Lombardo and Aaron Rouse, FBI agent in charge in Las Vegas, had described Danley as a person of interest in the investigation but not a suspect. She was questioned by the FBI when she arrived in Los Angeles from overseas, and was described as cooperating with investigators.

However, a document filed Oct. 6 and unsealed last Friday by a federal judge in Las Vegas said the FBI considered Danley "the most likely person who aided or abetted Stephen Paddock."

Questions have been raised about Danley's receipt in the Philippines of a $10,000 wire transfer from Paddock just days before the shooting.

Danley told investigators that over the course of the past year, Paddock had become "distant" and their relationship was no longer intimate, the report says. She described him as "germophobic" and said he had strong reaction to smells. She said he had begun to buy firearms over the course of the last year and that Danley believed it was a "hobby" of his.

Danley, according to the report, said the couple had stayed at the Mandalay Bay in the beginning of September 2017 in a room overlooking Las Vegas Village venue. She said Paddock was behaving strangely, constantly looking out windows and moving from window to window to look at the site from different angles.

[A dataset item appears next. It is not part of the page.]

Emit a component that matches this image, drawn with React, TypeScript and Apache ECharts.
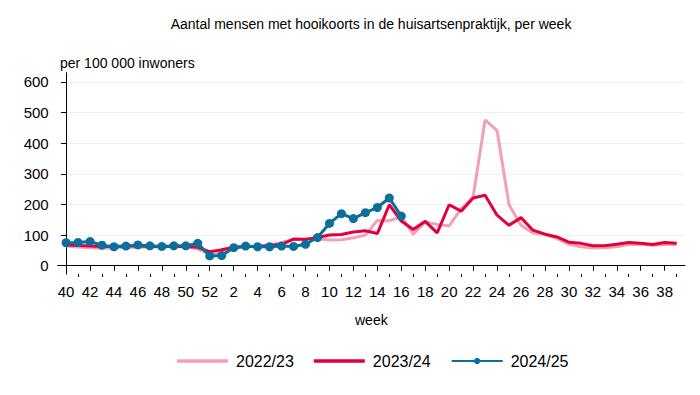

FBI warrant documents also showed that Danley told investigators that they would find her fingerprints on bullets used during the attack because she would sometimes help Paddock load high-volume ammunition magazines, and that Danley deleted her Facebook account in the hours immediately following the shooting.

The Clark County coroner ruled that all 58 people killed in the attack died of gunshot wounds. Paddock's death was ruled a suicide. Media organizations including The Associated Press are seeking autopsy records that have not been made public.